También me habría preguntado por la visibilidad real. ¿Se ve desde la calle? ¿Alguien pasaría y entraría por impulso? ¿Hay espacio para destacarte? El romanticismo del local con encanto se vuelve menos encantador cuando los peatones ni lo registran.
Y, por último, algo que no parece tan importante al principio pero lo es todo: cómo te hace sentir el espacio vacío. Sin decoración, sin adornos. Solo tú y las paredes. ¿Te inspira? ¿Te invita a quedarte? Porque si desde ahí ya hay algo que no cuadra, es probable que más adelante tampoco lo haga, por mucho que le pongas plantas o frases motivadoras.

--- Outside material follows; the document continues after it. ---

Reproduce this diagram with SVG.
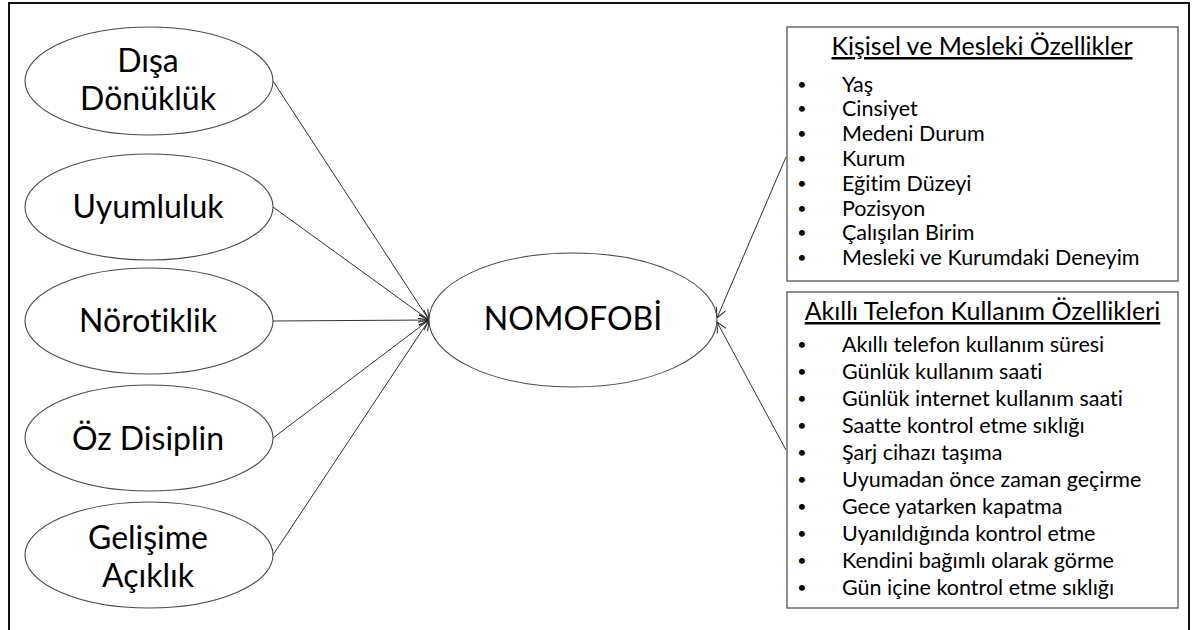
<svg xmlns="http://www.w3.org/2000/svg" width="1193" height="630" viewBox="0 0 1193 630">
<style>
text{font-variant-ligatures:none;font-feature-settings:"liga" 0,"clig" 0}
.frame{fill:none;stroke:#111;stroke-width:2}
.ell{fill:#fff;stroke:#4a4a4a;stroke-width:1.1}
.box{fill:#fff;stroke:#555;stroke-width:1.3}
.lbl{font-family:Lato,"Liberation Sans",sans-serif;font-size:32px;fill:#000;text-anchor:middle}
.ttl{font-family:Lato,"Liberation Sans",sans-serif;font-size:25px;fill:#000;text-anchor:middle;text-decoration:underline}
.itm{font-family:Lato,"Liberation Sans",sans-serif;font-size:21.5px;fill:#000}
.bul{font-family:Lato,"Liberation Sans",sans-serif;font-size:16px;fill:#000;text-anchor:middle}
.conn{stroke:#333;stroke-width:1;fill:none}
</style>
<defs>
<marker id="arr" markerWidth="12" markerHeight="12" refX="11" refY="6" orient="auto" markerUnits="userSpaceOnUse">
<path d="M1,1 L11,6 L1,11" fill="none" stroke="#222" stroke-width="1"/>
</marker>
</defs>
<rect width="1193" height="630" fill="#fff"/>
<path class="frame" d="M9,630 V3 H1189 V630"/>
<g id="connectors">
<line class="conn" x1="273" y1="81" x2="429" y2="320" marker-end="url(#arr)"/>
<line class="conn" x1="273" y1="207" x2="429" y2="320" marker-end="url(#arr)"/>
<line class="conn" x1="273" y1="321" x2="429" y2="320" marker-end="url(#arr)"/>
<line class="conn" x1="273" y1="438" x2="429" y2="320" marker-end="url(#arr)"/>
<line class="conn" x1="273" y1="555" x2="429" y2="320" marker-end="url(#arr)"/>
<line class="conn" x1="786" y1="157" x2="717" y2="318" marker-end="url(#arr)"/>
<line class="conn" x1="786" y1="450" x2="717" y2="322" marker-end="url(#arr)"/>
</g>
<g id="disa-donukluk">
<ellipse class="ell" cx="149" cy="81" rx="124" ry="54"/>
<text class="lbl" x="148" y="72">Dışa</text>
<text class="lbl" x="148" y="110">Dönüklük</text>
</g>
<g id="uyumluluk">
<ellipse class="ell" cx="149" cy="207" rx="124" ry="53"/>
<text class="lbl" x="148" y="218">Uyumluluk</text>
</g>
<g id="norotiklik">
<ellipse class="ell" cx="149" cy="321" rx="124" ry="53"/>
<text class="lbl" x="148" y="332">Nörotiklik</text>
</g>
<g id="oz-disiplin">
<ellipse class="ell" cx="149" cy="438" rx="124" ry="53"/>
<text class="lbl" x="148" y="450">Öz Disiplin</text>
</g>
<g id="gelisime-aciklik">
<ellipse class="ell" cx="149" cy="555" rx="124" ry="53"/>
<text class="lbl" x="148" y="549">Gelişime</text>
<text class="lbl" x="148" y="587">Açıklık</text>
</g>
<g id="nomofobi">
<ellipse class="ell" cx="573" cy="320" rx="144" ry="67"/>
<text class="lbl" x="573" y="330">NOMOFOBİ</text>
</g>
<g id="kisisel-mesleki">
<rect class="box" x="787" y="27" width="391" height="254"/>
<text class="ttl" x="982" y="55">Kişisel ve Mesleki Özellikler</text>
<g class="bul">
<text x="802" y="89.5">•</text>
<text x="802" y="114.3">•</text>
<text x="802" y="139.1">•</text>
<text x="802" y="163.9">•</text>
<text x="802" y="188.7">•</text>
<text x="802" y="213.5">•</text>
<text x="802" y="238.3">•</text>
<text x="802" y="263.1">•</text>
</g>
<g class="itm">
<text x="842" y="91.5">Yaş</text>
<text x="842" y="116.3">Cinsiyet</text>
<text x="842" y="141.1">Medeni Durum</text>
<text x="842" y="165.9">Kurum</text>
<text x="842" y="190.7">Eğitim Düzeyi</text>
<text x="842" y="215.5">Pozisyon</text>
<text x="842" y="240.3">Çalışılan Birim</text>
<text x="842" y="265.1">Mesleki ve Kurumdaki Deneyim</text>
</g>
</g>
<g id="akilli-telefon">
<rect class="box" x="787" y="292" width="391" height="316"/>
<text class="ttl" x="982.5" y="320">Akıllı Telefon Kullanım Özellikleri</text>
<g class="bul">
<text x="802" y="349.5">•</text>
<text x="802" y="376.6">•</text>
<text x="802" y="403.7">•</text>
<text x="802" y="430.8">•</text>
<text x="802" y="457.9">•</text>
<text x="802" y="485">•</text>
<text x="802" y="512.1">•</text>
<text x="802" y="539.2">•</text>
<text x="802" y="566.3">•</text>
<text x="802" y="593.4">•</text>
</g>
<g class="itm">
<text x="842" y="351.5">Akıllı telefon kullanım süresi</text>
<text x="842" y="378.6">Günlük kullanım saati</text>
<text x="842" y="405.7">Günlük internet kullanım saati</text>
<text x="842" y="432.8">Saatte kontrol etme sıklığı</text>
<text x="842" y="459.9">Şarj cihazı taşıma</text>
<text x="842" y="487">Uyumadan önce zaman geçirme</text>
<text x="842" y="514.1">Gece yatarken kapatma</text>
<text x="842" y="541.2">Uyanıldığında kontrol etme</text>
<text x="842" y="568.3">Kendini bağımlı olarak görme</text>
<text x="842" y="595.4">Gün içine kontrol etme sıklığı</text>
</g>
</g>
</svg>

Ojalá alguien me hubiese dado esta mini guía emocional-técnica. Pero bueno, ahora la comparto contigo, para que no tengas que trabajar junto a un pingüino en junio como yo.
Lo que aprendió esta humilde editora
Lo que aprendió esta humilde editora que un día alquiló un local porque «tenía alma» es que los espacios también tienen que tener neuronas. Y conexiones. Y enchufes. Y ventanas que den al sol, no a un muro.
Aprendí que, por muy bonito que algo te parezca a primera vista, hay que probarlo, analizarlo y, si es posible, pedir opiniones. No hay nada más caro que alquilar un sitio no funcional y tener que adaptarte tú a él, en lugar de que el espacio se adapte a ti.
Y también aprendí que reformar no es una derrota, es un acto de amor propio (y profesional). Hoy tengo un espacio que refleja quién soy, lo que ofrezco y que permite a mis clientes sentirse bien desde que cruzan la puerta.
Ahora, cuando alguien entra y dice: «¡Qué lugar tan acogedor tienes!», yo sonrío y digo: «Gracias, me costó un par de taladros y muchas ojeras».
Pero valió la pena.
Y si tú estás en ese punto en el que tu local (o tu espacio de trabajo) no te representa o no te sirve… igual es hora de sacar el martillo, las ideas y un cafecito fuerte. Porque trabajar bien empieza por estar bien.
Y eso, al final, se nota en cada punto, en cada tilde, en cada proyecto que sale de tus manos.